Strategic View:
Orka Investments launches a specialized Joint Venture to aggregate UK Purpose-Built Student Accommodation (PBSA). Backed by an unnamed global institution and debt-financed by Investec, this platform targets the supply-constrained “Russell Group” university cities.

The UK’s living sector continues to attract sophisticated club capital. This week, Orka Investments announced the formation of a programmatic Joint Venture with a leading global institutional investor to acquire and manage Purpose-Built Student Accommodation (PBSA) assets. The platform has launched with a bang, securing three seed assets totaling 1,300 beds.
Crucially, the equity syndicate is supported by a debt facility from Investec Real Estate. This “Equity-Debt Club” structure is designed for agility in a fragmented market. By focusing 90% of its portfolio on Russell Group university towns, the JV is playing a “Flight to Quality” strategy—betting that premium education hubs will remain resilient against broader UK economic fluctuations.

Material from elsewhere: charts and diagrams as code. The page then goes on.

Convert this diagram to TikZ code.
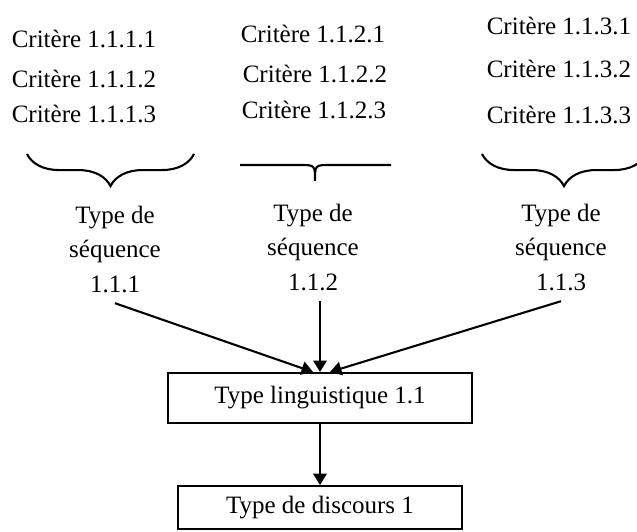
\documentclass[tikz,border=0pt]{standalone}
\usepackage{fontspec}
\setmainfont{Liberation Serif}
\usetikzlibrary{arrows.meta,calc,decorations.pathreplacing}
\tikzstyle{critere}=[inner sep=0pt,anchor=base]
\tikzstyle{typeseq}=[inner sep=5pt,align=center,anchor=base]
\tikzstyle{typebox}=[draw,line width=1pt,inner sep=0pt]
\tikzstyle{accolade}=[line width=1pt,decorate,decoration={brace,mirror,amplitude=15.4pt}]

\begin{document}
\begin{tikzpicture}[x=0.48pt,y=-0.48pt,>={Triangle[length=5.5pt,width=6.5pt]},font=\fontsize{12}{16.5}\selectfont]
\useasboundingbox (0,0) rectangle (637,531);

    \foreach \pos/\name/\label in {{(84,47)/c1/1.1.1.1}, {(84,87)/c2/1.1.1.2}, {(84,122)/c3/1.1.1.3}}
        \node[critere] (\name) at \pos {Critère \label};

    \foreach \pos/\name/\label in {{(313,42)/d1/1.1.2.1}, {(315,82)/d2/1.1.2.2}, {(314,118)/d3/1.1.2.3}}
        \node[critere] (\name) at \pos {Critère \label};

    \foreach \pos/\name/\label in {{(559,34)/e1/1.1.3.1}, {(559,77)/e2/1.1.3.2}, {(559,123)/e3/1.1.3.3}}
        \node[critere] (\name) at \pos {Critère \label};

    % accolades
    \draw[accolade] (27,154) -- (194,154);
    \draw[line width=1pt] (240,165) -- (300,165) .. controls (315,165) .. (315,181)
        .. controls (315,165) .. (330,165) -- (391,165);
    \draw[accolade] (482,154) -- (646,154);

    \foreach \pos/\name/\label in {{(115,292)/t1/1.1.1}, {(313,290)/t2/1.1.2}, {(561,290)/t3/1.1.3}}
        \node[typeseq] (\name) at \pos {Type de\\séquence\\\label};

    \node[typebox, minimum width=146pt, minimum height=24pt] (ling) at (320,398) {Type linguistique 1.1};
    \node[typebox, minimum width=136.3pt, minimum height=20.6pt] (disc) at (320,507.5) {Type de discours 1};

       \draw[line width=1pt, ->] (t1.south) to ($(ling.north)+(-7,0)$);
       \draw[line width=1pt, ->] (t2.south -| ling.north) to (ling.north);
       \draw[line width=1pt, ->] (t3.south) to ($(ling.north)+(10,0)$);

       \draw[line width=1pt, ->] (ling) to (disc);

\end{tikzpicture}
\end{document}
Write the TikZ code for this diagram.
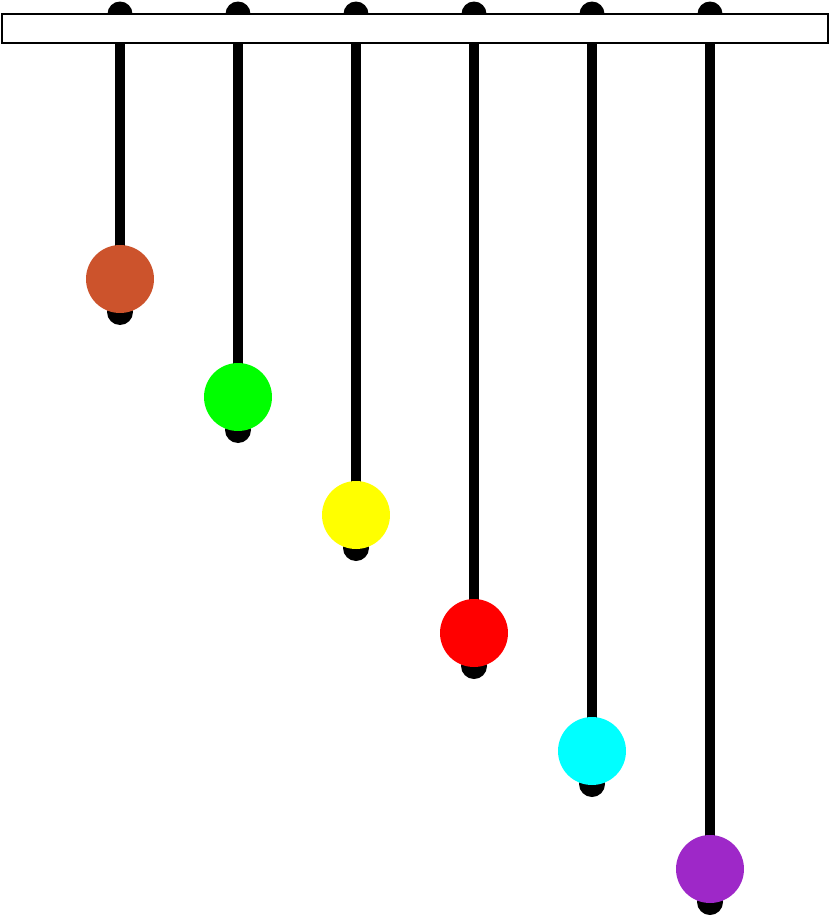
\documentclass[tikz,border=0pt]{standalone}
\definecolor{rust}{HTML}{CC532C}
\definecolor{lime}{HTML}{00FF00}
\definecolor{lemon}{HTML}{FFFF00}
\definecolor{scarlet}{HTML}{FF0000}
\definecolor{aqua}{HTML}{00FFFF}
\definecolor{violet}{HTML}{9E28C8}
\begin{document}
\begin{tikzpicture}[x=0.02cm,y=-0.02cm]
    \useasboundingbox (0,0) rectangle (830,916);
    % threads, hinges and weights
    \foreach \i/\c in {0/rust,1/lime,2/lemon,3/scarlet,4/aqua,5/violet}{
        \pgfmathsetmacro{\px}{120+118*\i}
        \pgfmathsetmacro{\py}{312+118*\i}
        \fill (\px,14) circle (0.25cm);
        \draw [line width=5.7pt] (\px,14)--(\px,\py);
        \fill (\px,\py) circle (0.26cm);
        \fill [\c] (\px,\py-33) circle (0.68cm);
    }
    % bar
    \draw [line width=1.2pt,fill=white] (2,14) rectangle (828,43);
\end{tikzpicture}
\end{document}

For Investec, this continues a streak of backing specialist operators (sponsors) who can unlock off-market value. The JV structure allows the institutional capital partner to deploy significant equity (targeting £100M+ GDV*) without handling the granular operational headaches of student leasing, which Orka manages. This alignment of “Capital” and “Capability” is the defining feature of 2026 real estate strategies.
Why It Matters:
Student housing is the new “Gold.” With UK housing shortages at crisis levels, PBSA offers counter-cyclical, inflation-linked rental growth. This deal proves that banks like Investec are wide open for sponsors with the right operational track record.